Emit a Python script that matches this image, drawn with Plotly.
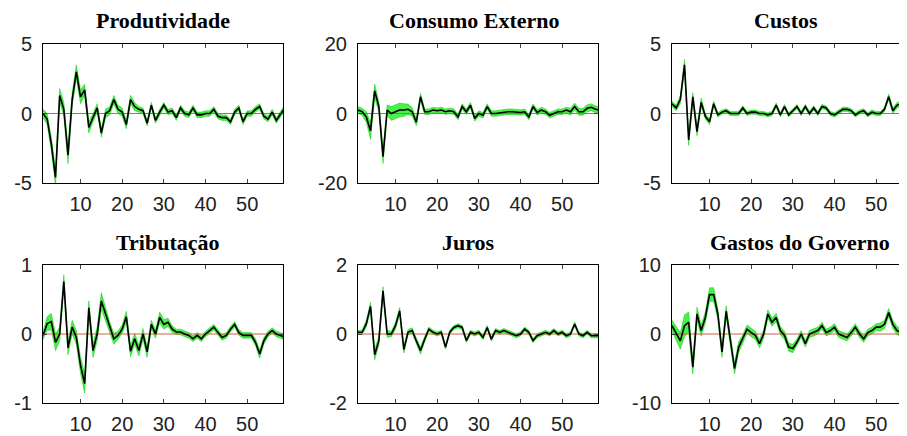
import plotly.graph_objects as go

steps = list(range(1, 60))

titles = ["Produtividade", "Consumo Externo", "Custos",
          "Tributação", "Juros", "Gastos do Governo"]

prod = [0.0, -0.4, -2.2, -4.6, 1.3, 0.3, -3.0, 1.0, 3.0, 1.2,
        1.7, -1.0, -0.3, 0.4, -1.4, 0.0, 0.2, 1.0, 0.3, 0.1,
        -0.8, 1.0, 0.5, 0.3, 0.2, -0.7, 0.6, -0.5, 0.1, 0.6,
        0.1, 0.2, -0.3, 0.4, 0.0, -0.1, 0.4, -0.1, -0.1, 0.0,
        0.0, 0.3, -0.2, -0.3, -0.3, -0.6, 0.1, 0.4, -0.6, 0.0,
        0.0, 0.3, 0.5, -0.2, -0.4, 0.1, -0.5, 0.0, 0.4]
cons = [1.0, 0.5, -1.0, -5.0, 6.5, 2.0, -12.4, 1.0, 0.0, 0.5,
        1.0, 1.0, 1.2, 0.5, -2.5, 4.8, 0.5, 0.5, 1.0, 0.8,
        1.0, 0.5, 0.8, 0.5, -1.0, 2.0, 0.5, 2.4, -1.4, 0.0,
        -0.5, 2.0, 0.0, 0.0, 0.2, 0.3, 0.5, 0.5, 0.3, 0.3,
        0.5, -1.0, 2.0, 0.3, 1.0, 0.5, -0.5, 0.0, 0.5, 0.5,
        1.0, 0.5, 2.0, 0.5, 0.5, 1.5, 1.8, 1.2, 1.0]
cust = [0.7, 0.4, 1.0, 3.5, -1.9, 1.2, -1.3, 0.8, -0.2, -0.6,
        0.7, -0.1, 0.1, 0.2, 0.0, 0.0, 0.0, 0.4, 0.0, 0.1,
        0.1, 0.0, 0.0, -0.1, 0.0, 0.6, -0.1, 0.5, -0.1, 0.2,
        0.5, 0.0, 0.5, 0.0, 0.4, 0.0, 0.5, 0.4, 0.0, -0.1,
        0.1, 0.3, 0.3, 0.2, -0.1, 0.1, 0.2, -0.1, 0.1, 0.0,
        0.0, 0.3, 1.2, 0.2, 0.6, 0.7, 0.3, 0.1, 0.2]
trib = [-0.02, 0.15, 0.18, -0.12, 0.0, 0.76, -0.2, 0.1, -0.05, -0.45,
        -0.72, 0.38, -0.24, 0.0, 0.48, 0.29, 0.1, -0.07, -0.02, 0.07,
        0.25, -0.25, -0.07, -0.24, 0.0, -0.26, 0.14, 0.0, 0.24, 0.14,
        0.17, 0.07, 0.03, 0.03, 0.0, -0.02, -0.07, -0.02, -0.07, 0.0,
        0.05, 0.1, 0.02, -0.05, -0.02, 0.07, 0.14, 0.02, -0.02, -0.02,
        -0.02, -0.12, -0.29, -0.1, 0.0, 0.05, 0.0, -0.02, -0.05]
juros = [0.05, 0.05, 0.3, 0.8, -0.6, -0.2, 1.25, 0.0, 0.0, 0.24,
         0.67, -0.45, 0.05, 0.1, -0.2, -0.48, -0.15, 0.14, 0.05, 0.0,
         0.05, -0.38, 0.05, 0.19, 0.24, 0.19, -0.19, 0.05, 0.0, 0.05,
         -0.1, 0.19, -0.15, 0.1, 0.05, 0.1, 0.05, 0.0, -0.05, 0.0,
         0.14, 0.05, -0.19, -0.05, 0.0, 0.05, 0.0, 0.1, 0.0, 0.05,
         -0.05, 0.0, 0.29, 0.0, -0.05, 0.05, -0.05, -0.05, -0.05]
gastos = [1.2, 0.0, -1.0, 1.2, 1.7, -4.8, 2.9, 0.5, 2.4, 5.7,
          5.7, 2.9, -2.6, 3.3, -1.0, -5.0, -1.9, -0.7, 0.7, 0.2,
          -0.2, -1.4, 0.0, 2.9, 1.7, 2.4, 0.5, -0.2, -1.9, -2.1,
          -1.2, 0.0, -1.4, 0.0, 0.2, 0.5, 1.2, 0.2, 0.5, 1.0,
          0.0, -0.2, -0.5, 0.2, 1.0, 0.0, -0.7, 0.2, 0.5, 1.0,
          1.0, 1.4, 3.1, 1.4, 0.5, 0.2, 0.7, 1.0, 1.0]

# half width of the green band
prod_band = [0.3, 0.4, 0.5, 0.6, 0.5, 0.5, 0.6, 0.5, 0.5, 0.5,
             0.4, 0.4, 0.3, 0.3, 0.3, 0.3, 0.3, 0.3, 0.3, 0.3,
             0.3, 0.3, 0.3, 0.2, 0.2, 0.2, 0.2, 0.2, 0.2, 0.2,
             0.2, 0.2, 0.2, 0.2, 0.2, 0.2, 0.2, 0.2, 0.2, 0.2,
             0.2, 0.2, 0.2, 0.2, 0.2, 0.2, 0.2, 0.2, 0.2, 0.2,
             0.2, 0.2, 0.2, 0.2, 0.2, 0.2, 0.2, 0.2, 0.2]
cons_band = [1.0, 1.0, 1.5, 2.5, 2.0, 1.5, 2.0, 1.5, 2.0, 2.0,
             2.0, 1.8, 1.5, 1.2, 1.0, 1.0, 0.8, 0.8, 0.8, 0.8,
             0.8, 0.8, 0.8, 0.8, 0.8, 0.8, 0.8, 0.8, 0.8, 0.8,
             0.8, 0.8, 0.8, 0.8, 0.8, 0.8, 0.8, 0.8, 0.8, 0.8,
             0.8, 0.8, 0.8, 0.8, 0.8, 0.8, 0.8, 0.8, 0.8, 0.8,
             0.8, 1.0, 1.0, 1.0, 1.0, 1.0, 1.0, 1.0, 1.0]
cust_band = [0.2, 0.2, 0.3, 0.4, 0.4, 0.3, 0.3, 0.3, 0.2, 0.2,
             0.2, 0.15, 0.15, 0.15, 0.15, 0.15, 0.15, 0.15, 0.15, 0.15,
             0.15, 0.15, 0.15, 0.15, 0.15, 0.15, 0.15, 0.15, 0.15, 0.15,
             0.15, 0.15, 0.15, 0.15, 0.15, 0.15, 0.15, 0.15, 0.15, 0.15,
             0.15, 0.15, 0.15, 0.15, 0.15, 0.15, 0.15, 0.15, 0.15, 0.15,
             0.15, 0.15, 0.2, 0.2, 0.2, 0.2, 0.2, 0.2, 0.2]
trib_band = [0.06, 0.1, 0.12, 0.12, 0.1, 0.1, 0.1, 0.1, 0.1, 0.12,
             0.14, 0.1, 0.1, 0.1, 0.12, 0.1, 0.08, 0.08, 0.06, 0.06,
             0.08, 0.08, 0.08, 0.08, 0.08, 0.08, 0.06, 0.06, 0.08, 0.07,
             0.06, 0.05, 0.04, 0.04, 0.04, 0.04, 0.04, 0.04, 0.04, 0.04,
             0.04, 0.04, 0.04, 0.04, 0.04, 0.04, 0.04, 0.04, 0.04, 0.04,
             0.04, 0.05, 0.06, 0.05, 0.04, 0.04, 0.04, 0.04, 0.04]
juros_band = [0.05, 0.06, 0.1, 0.12, 0.15, 0.12, 0.12, 0.1, 0.08, 0.1,
              0.1, 0.1, 0.08, 0.08, 0.08, 0.1, 0.08, 0.06, 0.06, 0.06,
              0.06, 0.06, 0.06, 0.06, 0.06, 0.06, 0.06, 0.06, 0.06, 0.06,
              0.06, 0.06, 0.06, 0.06, 0.06, 0.06, 0.06, 0.06, 0.06, 0.06,
              0.06, 0.06, 0.06, 0.06, 0.06, 0.06, 0.06, 0.06, 0.06, 0.06,
              0.06, 0.06, 0.06, 0.06, 0.06, 0.06, 0.06, 0.06, 0.06]
gastos_band = [0.8, 1.0, 1.2, 1.6, 1.5, 1.0, 1.0, 0.8, 0.8, 1.0,
               1.0, 0.8, 0.8, 0.8, 0.8, 0.8, 0.8, 0.6, 0.6, 0.6,
               0.6, 0.6, 0.6, 0.6, 0.6, 0.6, 0.6, 0.6, 0.6, 0.6,
               0.5, 0.5, 0.5, 0.5, 0.5, 0.5, 0.5, 0.5, 0.5, 0.5,
               0.5, 0.5, 0.5, 0.5, 0.5, 0.5, 0.5, 0.5, 0.5, 0.5,
               0.6, 0.6, 0.6, 0.6, 0.6, 0.6, 0.6, 0.6, 0.6]

series = [prod, cons, cust, trib, juros, gastos]
bands = [prod_band, cons_band, cust_band, trib_band, juros_band, gastos_band]
ylims = [5, 20, 5, 1, 2, 10]

# the page body has an 8px margin, so the figure is drawn 8px in from the corner
OFF = 8
W, H = 907 - OFF, 436 - OFF
col_px = [(43, 283), (358, 598), (672, 907)]
row_px = [(44, 183), (265, 403)]
xranges = [[1, 58.6], [1, 58.6], [1, 57.4]]
title_pos = [(163, 20), (474, 20), (786, 20), (167, 242), (468, 242), (800, 242)]

fig = go.Figure()
layout = {}
for k in range(6):
    r, c = divmod(k, 3)
    sfx = '' if k == 0 else str(k + 1)
    xa, ya = 'x' + sfx, 'y' + sfx
    m, b = series[k], bands[k]
    upper = [v + w for v, w in zip(m, b)]
    lower = [v - w for v, w in zip(m, b)]
    fig.add_trace(go.Scatter(x=steps, y=upper, xaxis=xa, yaxis=ya, mode='lines',
                             line=dict(width=0.5, color='rgba(0,200,0,0.9)'),
                             showlegend=False, hoverinfo='skip'))
    fig.add_trace(go.Scatter(x=steps, y=lower, xaxis=xa, yaxis=ya, mode='lines',
                             line=dict(width=0.5, color='rgba(0,200,0,0.9)'),
                             fill='tonexty', fillcolor='rgba(30,235,30,0.8)',
                             showlegend=False, hoverinfo='skip'))
    fig.add_trace(go.Scatter(x=steps, y=[0] * len(steps), xaxis=xa, yaxis=ya,
                             mode='lines', line=dict(width=1, color='#d0604a'),
                             showlegend=False))
    fig.add_trace(go.Scatter(x=steps, y=m, xaxis=xa, yaxis=ya, mode='lines',
                             line=dict(width=1.6, color='black'),
                             showlegend=False))

    x0, x1 = col_px[c][0] - OFF, col_px[c][1] - OFF
    y0, y1 = row_px[r][0] - OFF, row_px[r][1] - OFF
    lim = ylims[k]
    layout['xaxis' + sfx] = dict(
        domain=[x0 / W, min(x1 / W, 1)], anchor=ya, range=xranges[c], automargin=False,
        tickvals=[10, 20, 30, 40, 50], ticks='inside', ticklen=4,
        showline=True, linecolor='black', linewidth=1, mirror='ticks',
        showgrid=False, zeroline=False, ticklabelstandoff=3,
        tickfont=dict(family='Liberation Sans', size=20, color='#222'))
    layout['yaxis' + sfx] = dict(
        domain=[1 - y1 / H, 1 - y0 / H], anchor=xa, range=[-lim, lim], automargin=False,
        tickvals=[-lim, 0, lim], ticktext=[str(-lim), '0', str(lim)],
        ticks='inside', ticklen=4,
        showline=True, linecolor='black', linewidth=1,
        mirror='ticks' if c < 2 else False,
        showgrid=False, zeroline=False, ticklabelstandoff=6,
        tickfont=dict(family='Liberation Sans', size=20, color='#222'))

annotations = []
for t, (px, py) in zip(titles, title_pos):
    annotations.append(dict(text='<b>' + t + '</b>', x=(px - OFF) / W, y=1 - (py - OFF) / H,
                            xref='paper', yref='paper', showarrow=False,
                            xanchor='center', yanchor='middle',
                            font=dict(family='Liberation Serif', size=22, color='black')))

fig.update_layout(
    width=W, height=H,
    margin=dict(l=0, r=0, t=0, b=0),
    paper_bgcolor='white', plot_bgcolor='white',
    annotations=annotations,
    **layout,
)

fig.write_html("out.html")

What is required: Gather up every line from the listing above in which the word "drawn" occurs.

Solution:
Emit a Python script that matches this image, drawn with Plotly.
# the page body has an 8px margin, so the figure is drawn 8px in from the corner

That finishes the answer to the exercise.